On my way home yesterday, I thought about what sort of term I can describe myself given my exploits in academia, my lack of respect (at least in writing) for academic authority and my passion in exploring all different fields of knowledge. The term ‘Rogue Academic’ flashed in my mind, having recalled Steven Levitt described as the ‘Rogue Economist’ in Freakonomics. Aware that the term ‘rogue’ is negatively associated with any person, I looked up the term on Answers.com:
1. An unprincipled, deceitful, and unreliable person; a scoundrel or rascal.
2. One who is playfully mischievous; a scamp.
3. A wandering beggar; a vagrant.
4. A vicious and solitary animal, especially an elephant that has separated itself from its herd.
5. An organism, especially a plant, that shows an undesirable variation from a standard.

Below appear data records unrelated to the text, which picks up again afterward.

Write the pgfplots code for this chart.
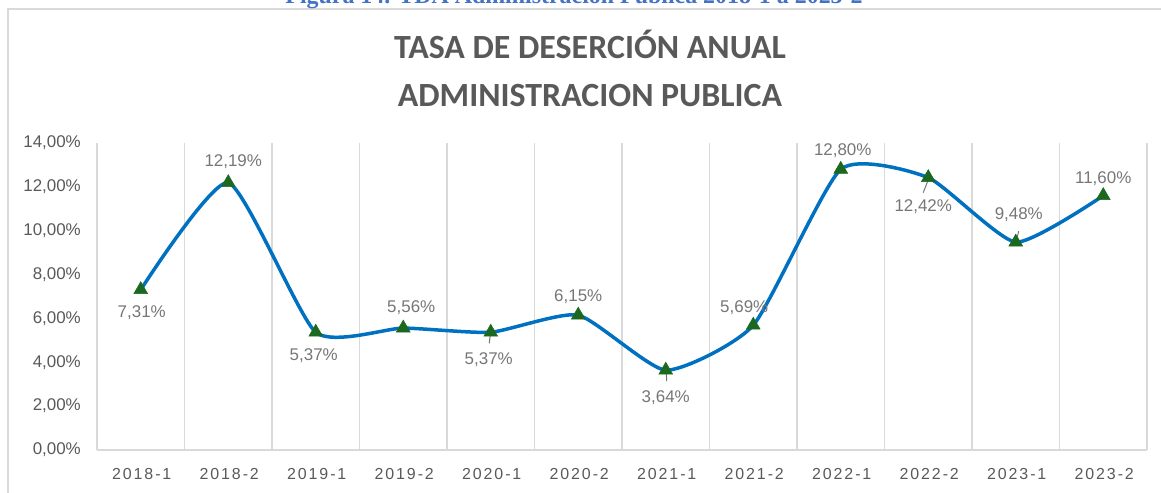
\documentclass[border=0pt]{standalone}
\usepackage{pgfplots}
\pgfplotsset{compat=1.18}
\usepackage{fontspec}
\setmainfont{Liberation Sans}
\newfontfamily\titlefont{Carlito}
\newfontfamily\capfont{Liberation Serif}
\newfontfamily\xfont{Liberation Sans}[LetterSpace=12]
\definecolor{gridgray}{RGB}{217,217,217}
\definecolor{txtgray}{RGB}{89,89,89}
\definecolor{lblgray}{RGB}{118,118,118}
\definecolor{lineblue}{RGB}{0,112,192}
\definecolor{mkgreen}{RGB}{28,104,32}
\definecolor{capblue}{RGB}{68,114,196}
\pgfplotstableread{
x y
0.5 7.31
1.5 12.19
2.5 5.37
3.5 5.56
4.5 5.37
5.5 6.15
6.5 3.64
7.5 5.69
8.5 12.80
9.5 12.42
10.5 9.48
11.5 11.60
}\datatable
\newcommand{\lbl}[5]{\node[anchor=center, inner sep=0pt, text=lblgray, font=\fontsize{17}{20}\selectfont] at ([shift={(#3bp,#4bp)}]axis cs:#1,#2) {#5};}
\begin{document}
\begin{tikzpicture}
\useasboundingbox (0,0) rectangle (1161bp,493bp);
\clip (0,0) rectangle (1161bp,493bp);
\draw[gridgray, line width=1.5bp] (8bp,-20bp) rectangle (1180bp,484bp);
\node[anchor=base, text=capblue, font=\capfont\bfseries\fontsize{24}{28}\selectfont] at (574bp,489.5bp) {Figura 14. TDA Administración Pública 2018-1 a 2023-2};
\node[anchor=base, text=txtgray, font=\titlefont\bfseries\fontsize{34}{40}\selectfont] at (590bp,434bp) {TASA DE DESERCIÓN ANUAL};
\node[anchor=base, text=txtgray, font=\titlefont\bfseries\fontsize{34}{40}\selectfont] at (590bp,386bp) {ADMINISTRACION PUBLICA};
\begin{axis}[
  at={(97bp,43bp)}, anchor=south west,
  scale only axis, width=1050bp, height=307bp,
  xmin=0, xmax=12, ymin=0, ymax=14,
  clip=false,
  axis line style={draw=none},
  xtick={0.5,1.5,...,11.5},
  xticklabels={2018-1,2018-2,2019-1,2019-2,2020-1,2020-2,2021-1,2021-2,2022-1,2022-2,2023-1,2023-2},
  minor xtick={0,1,...,12},
  xminorgrids=true,
  minor grid style={gridgray, line width=1.3bp},
  major tick length=0pt, minor tick length=0pt,
  ytick={0,2,...,14},
  yticklabels={{0,00\%},{2,00\%},{4,00\%},{6,00\%},{8,00\%},{10,00\%},{12,00\%},{14,00\%}},
  yticklabel style={font=\fontsize{17}{20}\selectfont, text=txtgray, anchor=east, inner sep=0pt, xshift=-16bp},
  xticklabel style={font=\xfont\fontsize{16}{19}\selectfont, text=txtgray, anchor=center, inner sep=0pt, yshift=-24bp, xshift=1bp},
]
\draw[gridgray, line width=1.5bp] (axis cs:0,0) -- (axis cs:12,0);
\draw[lblgray, line width=1bp] ([shift={(-0.5bp,-3bp)}]axis cs:4.5,5.37) -- ([shift={(-1.5bp,-11bp)}]axis cs:4.5,5.37);
\draw[lblgray, line width=1bp] ([shift={(0.5bp,-3bp)}]axis cs:6.5,3.64) -- ([shift={(1bp,-11bp)}]axis cs:6.5,3.64);
\draw[lblgray, line width=1bp] ([shift={(0bp,-2bp)}]axis cs:9.5,12.42) -- ([shift={(-5bp,-15bp)}]axis cs:9.5,12.42);
\draw[lblgray, line width=1bp] ([shift={(1bp,3bp)}]axis cs:10.5,9.48) -- ([shift={(3bp,11bp)}]axis cs:10.5,9.48);
\addplot[lineblue, line width=3.5bp, smooth, tension=0.333, mark=triangle*, mark size=8bp,
  mark options={draw=mkgreen, fill=mkgreen, line width=0.5bp, solid}]
  table[x=x, y=y] {\datatable};
\lbl{0.5}{7.31}{1}{-23}{7,31\%}
\lbl{1.5}{12.19}{5}{21}{12,19\%}
\lbl{2.5}{5.37}{-2}{-23}{5,37\%}
\lbl{3.5}{5.56}{8}{20}{5,56\%}
\lbl{4.5}{5.37}{-2}{-27}{5,37\%}
\lbl{5.5}{6.15}{0}{18}{6,15\%}
\lbl{6.5}{3.64}{0}{-27}{3,64\%}
\lbl{7.5}{5.69}{-9}{17.5}{5,69\%}
\lbl{8.5}{12.80}{2}{19}{12,80\%}
\lbl{9.5}{12.42}{-5}{-29}{12,42\%}
\lbl{10.5}{9.48}{3}{27}{9,48\%}
\lbl{11.5}{11.60}{0}{17}{11,60\%}
\end{axis}
\end{tikzpicture}
\end{document}
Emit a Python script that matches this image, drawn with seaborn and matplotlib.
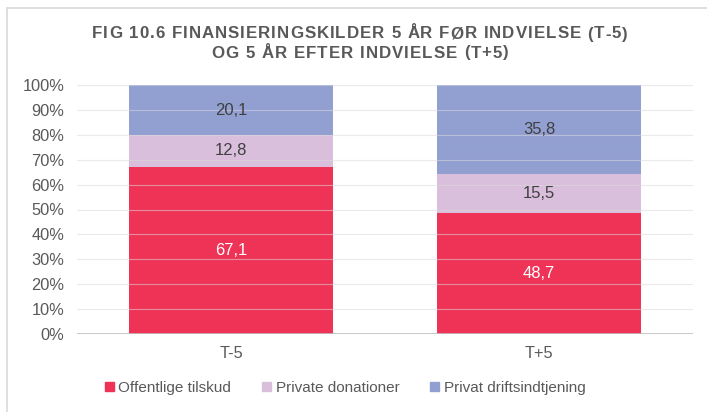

1. Vicious and solitary. Used of an animal, especially an elephant.
2. Large, destructive, and anomalous or unpredictable: a rogue wave; a rogue tornado.
3. Operating outside normal or desirable controls.
I prefer to have the word as a noun and I guess the 3rd meaning best suits my intention of the description, the notion of a lack of vested interest (not entirely true though), the connotations of having no special [selfish] motives for inquiry beyond the cultivation of the mind. I spent the journey home thinking about why I want to know things. It took some time before I realized that I was fumbling for a justification for curiosity. It was something rather hard to define but it rarely serves as a motivation for the life work of a person – for me, it has been doing so and I hope that continues.
I continued to question my own motives for inquiry and other actions associated with my dealings with academia – I asked myself why I choose to do that economics essay that I have never ever attempted when presented another essay question which I wrote twice in class. I asked myself why would I even bother to clarify things outside the syllabus with my teachers. I often wonder why I respect teachers who show little respect for their bosses (it seems like they didn’t really deserved it); while I dislike those people who perform their duties (according to their Instruction Manuals) with little flaws. The answer it seems, point to my intense disfavour of convention, and abhorrence of those who goes by the book. In that sense, the 5th meaning of ‘rogue’ seems to fit into the picture in the figurative sense.
If I ever decide to put this term to describe myself in any scholarship application form, or personal statements, I wonder what those people will think.